I love reading. I REALLY love reading. I’m a little unbalanced about it, actually. My almost-five-year-old (The Bear) also loves books and stories, so I read a lot of children’s books these days. Before I had kids, I assumed that books and movies that were made for small children are mostly APPROPRIATE FOR SMALL CHILDREN. Boy, was I wrong.
I’ll save “inappropriate kids’ movies” for another day, and maybe another author. I haven’t really seen enough kids’ movies to know which ones are the worst. Does EVERY Disney movie involve parents dying? Feel free to enlighten me.
On a recent trip, I bought a book to read to my daughter. I had to edit it as I read, and unfortunately, she loved the book, so I had to edit it every time. The book is number 3 in Fish nor Fowl’s first Countdown of Terrible Children’s Books. Here goes! I’ve included some photos. If you can’t read the text in the photo, click on it to enlarge. The last one in the post is particularly worth a look.
4. The Giving Tree, Shel Silverstein. – I know, I know. It’s a classic. Everyone loves this book. It made me uncomfortable and itchy when I was a child, and it just gets more disturbing as I get older. Talk about depressing. Kid loves tree, tree loves kid, kid uses bits of tree until it is a decrepit, lonely stump and never shows affection or gratitude to the tree…

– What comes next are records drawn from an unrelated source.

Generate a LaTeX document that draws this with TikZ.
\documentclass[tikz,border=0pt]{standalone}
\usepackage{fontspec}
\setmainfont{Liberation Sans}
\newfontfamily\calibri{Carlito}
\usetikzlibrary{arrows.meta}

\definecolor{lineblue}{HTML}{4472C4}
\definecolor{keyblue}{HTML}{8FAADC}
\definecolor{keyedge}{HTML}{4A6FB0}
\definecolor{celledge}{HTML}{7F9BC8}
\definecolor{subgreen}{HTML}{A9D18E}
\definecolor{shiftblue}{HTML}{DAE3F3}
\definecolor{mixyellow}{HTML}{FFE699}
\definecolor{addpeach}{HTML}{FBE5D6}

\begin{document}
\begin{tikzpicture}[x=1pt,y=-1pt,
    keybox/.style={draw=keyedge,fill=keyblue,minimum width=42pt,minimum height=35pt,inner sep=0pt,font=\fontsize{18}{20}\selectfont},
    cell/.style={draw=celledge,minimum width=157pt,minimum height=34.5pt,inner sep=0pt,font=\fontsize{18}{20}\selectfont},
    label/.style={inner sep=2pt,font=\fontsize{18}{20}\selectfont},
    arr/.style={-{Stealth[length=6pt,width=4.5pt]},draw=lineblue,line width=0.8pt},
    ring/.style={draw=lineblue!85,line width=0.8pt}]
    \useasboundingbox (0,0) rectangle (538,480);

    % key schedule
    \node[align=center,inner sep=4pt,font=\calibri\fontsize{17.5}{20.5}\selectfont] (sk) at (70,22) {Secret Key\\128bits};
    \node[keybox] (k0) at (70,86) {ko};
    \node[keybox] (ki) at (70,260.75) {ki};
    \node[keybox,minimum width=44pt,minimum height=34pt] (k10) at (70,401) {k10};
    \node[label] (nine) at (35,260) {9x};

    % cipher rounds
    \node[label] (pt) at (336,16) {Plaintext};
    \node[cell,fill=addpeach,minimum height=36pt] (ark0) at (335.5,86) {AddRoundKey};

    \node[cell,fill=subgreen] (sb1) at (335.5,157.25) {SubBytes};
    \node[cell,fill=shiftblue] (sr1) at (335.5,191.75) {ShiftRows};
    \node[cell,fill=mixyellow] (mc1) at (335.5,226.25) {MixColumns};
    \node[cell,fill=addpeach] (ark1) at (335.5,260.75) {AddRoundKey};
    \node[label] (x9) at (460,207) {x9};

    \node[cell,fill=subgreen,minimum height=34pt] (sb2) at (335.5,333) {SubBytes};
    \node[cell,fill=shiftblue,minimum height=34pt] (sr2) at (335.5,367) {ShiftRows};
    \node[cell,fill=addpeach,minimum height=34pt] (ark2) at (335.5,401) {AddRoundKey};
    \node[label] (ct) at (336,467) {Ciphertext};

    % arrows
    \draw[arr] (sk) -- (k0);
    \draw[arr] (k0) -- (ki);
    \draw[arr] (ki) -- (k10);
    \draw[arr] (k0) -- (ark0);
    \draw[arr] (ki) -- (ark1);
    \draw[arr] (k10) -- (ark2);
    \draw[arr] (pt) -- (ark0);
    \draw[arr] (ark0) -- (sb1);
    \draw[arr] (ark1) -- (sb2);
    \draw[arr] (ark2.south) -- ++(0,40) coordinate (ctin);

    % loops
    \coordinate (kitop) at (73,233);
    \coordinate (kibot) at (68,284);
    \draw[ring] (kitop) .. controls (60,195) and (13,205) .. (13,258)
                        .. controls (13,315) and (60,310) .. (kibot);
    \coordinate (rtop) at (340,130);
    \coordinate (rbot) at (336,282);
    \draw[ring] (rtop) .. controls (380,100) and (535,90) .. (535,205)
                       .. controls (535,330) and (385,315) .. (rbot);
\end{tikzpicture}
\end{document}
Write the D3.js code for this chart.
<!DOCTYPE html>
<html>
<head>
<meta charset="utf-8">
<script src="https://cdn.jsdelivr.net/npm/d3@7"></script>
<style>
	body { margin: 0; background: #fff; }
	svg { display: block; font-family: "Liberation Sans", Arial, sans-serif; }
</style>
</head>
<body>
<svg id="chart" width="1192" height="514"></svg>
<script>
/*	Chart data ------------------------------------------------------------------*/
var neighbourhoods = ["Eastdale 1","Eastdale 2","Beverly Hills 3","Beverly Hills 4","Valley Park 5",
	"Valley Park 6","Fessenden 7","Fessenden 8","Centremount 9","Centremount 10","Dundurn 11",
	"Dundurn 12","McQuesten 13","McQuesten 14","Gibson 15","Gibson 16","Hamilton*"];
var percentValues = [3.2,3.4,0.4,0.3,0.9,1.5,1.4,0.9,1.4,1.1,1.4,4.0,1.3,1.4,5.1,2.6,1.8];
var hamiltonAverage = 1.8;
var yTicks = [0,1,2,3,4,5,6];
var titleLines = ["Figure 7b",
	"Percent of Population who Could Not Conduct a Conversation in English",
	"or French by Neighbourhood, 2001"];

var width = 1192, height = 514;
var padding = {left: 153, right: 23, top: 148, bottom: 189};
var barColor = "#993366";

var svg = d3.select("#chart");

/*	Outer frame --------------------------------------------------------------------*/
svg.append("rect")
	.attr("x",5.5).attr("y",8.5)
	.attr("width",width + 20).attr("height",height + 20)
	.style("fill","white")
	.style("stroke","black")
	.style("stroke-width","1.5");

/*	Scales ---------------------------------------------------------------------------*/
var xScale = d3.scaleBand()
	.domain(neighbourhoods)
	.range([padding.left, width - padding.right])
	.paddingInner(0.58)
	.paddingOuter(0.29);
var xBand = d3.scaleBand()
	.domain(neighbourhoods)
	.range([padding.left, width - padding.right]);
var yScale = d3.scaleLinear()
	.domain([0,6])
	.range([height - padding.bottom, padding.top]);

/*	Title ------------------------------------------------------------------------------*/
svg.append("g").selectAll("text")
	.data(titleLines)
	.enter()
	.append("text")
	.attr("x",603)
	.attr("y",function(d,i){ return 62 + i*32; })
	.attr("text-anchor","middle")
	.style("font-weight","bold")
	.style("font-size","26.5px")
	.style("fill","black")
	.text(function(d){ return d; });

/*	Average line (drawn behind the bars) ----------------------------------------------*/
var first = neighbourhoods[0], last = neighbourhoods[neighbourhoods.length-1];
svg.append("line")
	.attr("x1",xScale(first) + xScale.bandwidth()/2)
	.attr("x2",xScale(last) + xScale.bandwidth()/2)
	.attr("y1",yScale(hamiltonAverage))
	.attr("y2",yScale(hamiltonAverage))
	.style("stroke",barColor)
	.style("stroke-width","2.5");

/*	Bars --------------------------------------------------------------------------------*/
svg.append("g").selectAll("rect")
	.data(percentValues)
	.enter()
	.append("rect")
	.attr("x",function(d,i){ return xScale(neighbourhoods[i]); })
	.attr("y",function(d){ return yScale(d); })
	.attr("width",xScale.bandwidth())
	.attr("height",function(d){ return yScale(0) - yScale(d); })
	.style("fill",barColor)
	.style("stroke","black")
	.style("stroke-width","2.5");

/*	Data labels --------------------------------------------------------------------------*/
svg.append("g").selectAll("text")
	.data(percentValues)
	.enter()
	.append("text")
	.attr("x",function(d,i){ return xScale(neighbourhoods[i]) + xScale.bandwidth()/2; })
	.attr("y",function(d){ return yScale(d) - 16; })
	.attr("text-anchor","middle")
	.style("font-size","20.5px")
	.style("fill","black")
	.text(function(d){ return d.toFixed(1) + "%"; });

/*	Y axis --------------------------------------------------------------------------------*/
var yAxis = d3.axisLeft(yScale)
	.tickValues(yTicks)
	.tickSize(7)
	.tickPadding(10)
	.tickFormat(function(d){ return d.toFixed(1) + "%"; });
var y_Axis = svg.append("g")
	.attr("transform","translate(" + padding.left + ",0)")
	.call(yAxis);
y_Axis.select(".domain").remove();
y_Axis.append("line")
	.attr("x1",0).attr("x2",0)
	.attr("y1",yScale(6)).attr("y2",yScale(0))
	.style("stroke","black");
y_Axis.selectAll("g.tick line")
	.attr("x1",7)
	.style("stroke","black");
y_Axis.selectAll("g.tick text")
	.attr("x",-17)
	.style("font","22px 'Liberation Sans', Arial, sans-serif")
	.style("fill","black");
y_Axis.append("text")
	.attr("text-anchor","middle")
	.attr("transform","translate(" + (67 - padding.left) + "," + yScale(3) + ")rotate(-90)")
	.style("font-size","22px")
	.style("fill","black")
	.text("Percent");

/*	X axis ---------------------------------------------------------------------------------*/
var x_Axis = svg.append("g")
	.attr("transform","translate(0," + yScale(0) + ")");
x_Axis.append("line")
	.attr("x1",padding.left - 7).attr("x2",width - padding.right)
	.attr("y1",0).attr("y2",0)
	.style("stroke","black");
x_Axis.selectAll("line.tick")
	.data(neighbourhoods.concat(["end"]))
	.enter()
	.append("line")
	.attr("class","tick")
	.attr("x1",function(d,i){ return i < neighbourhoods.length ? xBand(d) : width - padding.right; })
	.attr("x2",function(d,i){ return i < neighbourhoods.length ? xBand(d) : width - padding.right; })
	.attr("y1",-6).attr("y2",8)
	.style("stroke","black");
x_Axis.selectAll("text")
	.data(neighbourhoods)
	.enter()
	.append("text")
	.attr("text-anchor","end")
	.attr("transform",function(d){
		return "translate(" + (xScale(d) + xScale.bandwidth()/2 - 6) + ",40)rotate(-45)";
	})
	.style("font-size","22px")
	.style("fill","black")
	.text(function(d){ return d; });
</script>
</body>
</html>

3. Plants Bite Back!, Richard Platt. – This is supposed to be a “Level 3″ reader, which they define as “reading alone.” Possibly because they don’t want parents of younger children to be horrified. The book is about plants with interesting defensive and offensive mechanisms, like poison ivy, stinging nettles, and carnivorous plants. This is the book that I mentioned that I have to edit every time I read it to The Bear. I’m not sure what age exactly they are shooting for, but it seems a bit early to describe historical methods of torture and execution using plants. Seriously.
2. Rainbow Fish, Marcus Pfister (board book edition). – Yes, it’s beautifully illustrated, but here is how the story goes: A lonely fish is the most beautiful fish in the ocean because of his shiny scales. Other fish won’t be his friend. Finally, he agrees to give away his shiny scales, one or two to each of the other fish, until the fish are all the same. After he gives away PARTS OF HIS BODY to all the other fish, they like him and he has “friends.” This makes me want to bang my head on the wall. I’m not sure if the lesson is that everyone has to be the same and if you’re different no one will like you, or that you have to buy your friends, or that if you’re exceptional in some way you have to make yourself average or you’ll be lonely forever. Aargh.
1. THE VERY WORST CHILDREN’S BOOK… *Drum roll*… Max and Moritz: A Morality Tale, Wilhelm Busch. - Max and Moritz are two delinquents who play nasty pranks on everyone in town. The book goes through a series of seven pranks. The very first prank they play is tying bread hunks together with string, and then allowing a neighbor’s chickens to eat the bread. The chickens are then joined by the string, and they get caught in a tree and die:
The boys continue in this vein for seven pranks. The end of the seventh prank defies description:
Did you catch that? They get EATEN BY DUCKS!!! Yes, that is the end of this children’s book. I rest my case.